Task brief: Copy out all the lines exactly. Omit pictures.
[start]
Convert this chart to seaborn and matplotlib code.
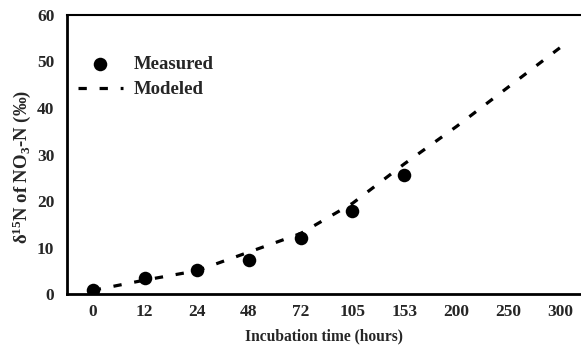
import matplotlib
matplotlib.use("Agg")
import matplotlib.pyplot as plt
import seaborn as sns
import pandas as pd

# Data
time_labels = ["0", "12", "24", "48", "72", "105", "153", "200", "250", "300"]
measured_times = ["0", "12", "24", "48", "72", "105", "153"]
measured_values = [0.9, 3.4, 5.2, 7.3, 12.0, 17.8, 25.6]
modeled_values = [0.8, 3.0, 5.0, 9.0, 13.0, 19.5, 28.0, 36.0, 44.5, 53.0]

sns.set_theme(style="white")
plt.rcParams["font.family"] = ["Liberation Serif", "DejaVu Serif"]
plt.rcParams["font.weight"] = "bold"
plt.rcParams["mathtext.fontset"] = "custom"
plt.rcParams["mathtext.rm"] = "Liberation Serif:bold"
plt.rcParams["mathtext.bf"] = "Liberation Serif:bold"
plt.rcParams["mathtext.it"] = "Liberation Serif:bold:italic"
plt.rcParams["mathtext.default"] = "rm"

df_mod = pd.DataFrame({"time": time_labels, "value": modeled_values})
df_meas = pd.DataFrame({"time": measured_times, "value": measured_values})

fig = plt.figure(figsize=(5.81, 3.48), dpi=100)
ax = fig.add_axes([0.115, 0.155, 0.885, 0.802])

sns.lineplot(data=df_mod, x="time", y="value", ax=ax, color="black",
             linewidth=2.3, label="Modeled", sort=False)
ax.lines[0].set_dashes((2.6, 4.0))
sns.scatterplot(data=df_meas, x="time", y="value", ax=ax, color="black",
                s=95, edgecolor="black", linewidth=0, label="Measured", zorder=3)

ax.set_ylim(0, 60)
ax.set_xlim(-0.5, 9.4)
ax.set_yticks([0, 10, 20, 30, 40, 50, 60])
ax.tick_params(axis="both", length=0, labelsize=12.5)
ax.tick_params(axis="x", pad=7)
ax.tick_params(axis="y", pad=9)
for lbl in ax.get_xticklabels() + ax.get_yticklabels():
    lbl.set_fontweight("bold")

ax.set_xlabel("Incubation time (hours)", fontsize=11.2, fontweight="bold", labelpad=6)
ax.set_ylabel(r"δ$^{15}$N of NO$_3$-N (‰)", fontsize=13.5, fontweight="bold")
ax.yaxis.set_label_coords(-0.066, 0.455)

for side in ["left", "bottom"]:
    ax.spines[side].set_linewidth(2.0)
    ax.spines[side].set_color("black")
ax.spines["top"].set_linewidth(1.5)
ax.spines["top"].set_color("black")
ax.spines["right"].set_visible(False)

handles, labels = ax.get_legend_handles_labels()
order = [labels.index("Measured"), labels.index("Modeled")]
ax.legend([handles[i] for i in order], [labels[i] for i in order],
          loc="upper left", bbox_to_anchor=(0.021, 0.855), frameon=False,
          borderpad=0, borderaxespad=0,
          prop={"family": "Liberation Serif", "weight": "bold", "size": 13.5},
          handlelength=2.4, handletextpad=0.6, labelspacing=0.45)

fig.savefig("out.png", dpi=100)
[end]
Written response:
Convert this chart to seaborn and matplotlib code.
import matplotlib
matplotlib.use("Agg")
import matplotlib.pyplot as plt
import seaborn as sns
import pandas as pd

# Data
time_labels = ["0", "12", "24", "48", "72", "105", "153", "200", "250", "300"]
measured_times = ["0", "12", "24", "48", "72", "105", "153"]
measured_values = [0.9, 3.4, 5.2, 7.3, 12.0, 17.8, 25.6]
modeled_values = [0.8, 3.0, 5.0, 9.0, 13.0, 19.5, 28.0, 36.0, 44.5, 53.0]

sns.set_theme(style="white")
plt.rcParams["font.family"] = ["Liberation Serif", "DejaVu Serif"]
plt.rcParams["font.weight"] = "bold"
plt.rcParams["mathtext.fontset"] = "custom"
plt.rcParams["mathtext.rm"] = "Liberation Serif:bold"
plt.rcParams["mathtext.bf"] = "Liberation Serif:bold"
plt.rcParams["mathtext.it"] = "Liberation Serif:bold:italic"
plt.rcParams["mathtext.default"] = "rm"

df_mod = pd.DataFrame({"time": time_labels, "value": modeled_values})
df_meas = pd.DataFrame({"time": measured_times, "value": measured_values})

fig = plt.figure(figsize=(5.81, 3.48), dpi=100)
ax = fig.add_axes([0.115, 0.155, 0.885, 0.802])

sns.lineplot(data=df_mod, x="time", y="value", ax=ax, color="black",
             linewidth=2.3, label="Modeled", sort=False)
ax.lines[0].set_dashes((2.6, 4.0))
sns.scatterplot(data=df_meas, x="time", y="value", ax=ax, color="black",
                s=95, edgecolor="black", linewidth=0, label="Measured", zorder=3)

ax.set_ylim(0, 60)
ax.set_xlim(-0.5, 9.4)
ax.set_yticks([0, 10, 20, 30, 40, 50, 60])
ax.tick_params(axis="both", length=0, labelsize=12.5)
ax.tick_params(axis="x", pad=7)
ax.tick_params(axis="y", pad=9)
for lbl in ax.get_xticklabels() + ax.get_yticklabels():
    lbl.set_fontweight("bold")

ax.set_xlabel("Incubation time (hours)", fontsize=11.2, fontweight="bold", labelpad=6)
ax.set_ylabel(r"δ$^{15}$N of NO$_3$-N (‰)", fontsize=13.5, fontweight="bold")
ax.yaxis.set_label_coords(-0.066, 0.455)

for side in ["left", "bottom"]:
    ax.spines[side].set_linewidth(2.0)
    ax.spines[side].set_color("black")
ax.spines["top"].set_linewidth(1.5)
ax.spines["top"].set_color("black")
ax.spines["right"].set_visible(False)

handles, labels = ax.get_legend_handles_labels()
order = [labels.index("Measured"), labels.index("Modeled")]
ax.legend([handles[i] for i in order], [labels[i] for i in order],
          loc="upper left", bbox_to_anchor=(0.021, 0.855), frameon=False,
          borderpad=0, borderaxespad=0,
          prop={"family": "Liberation Serif", "weight": "bold", "size": 13.5},
          handlelength=2.4, handletextpad=0.6, labelspacing=0.45)

fig.savefig("out.png", dpi=100)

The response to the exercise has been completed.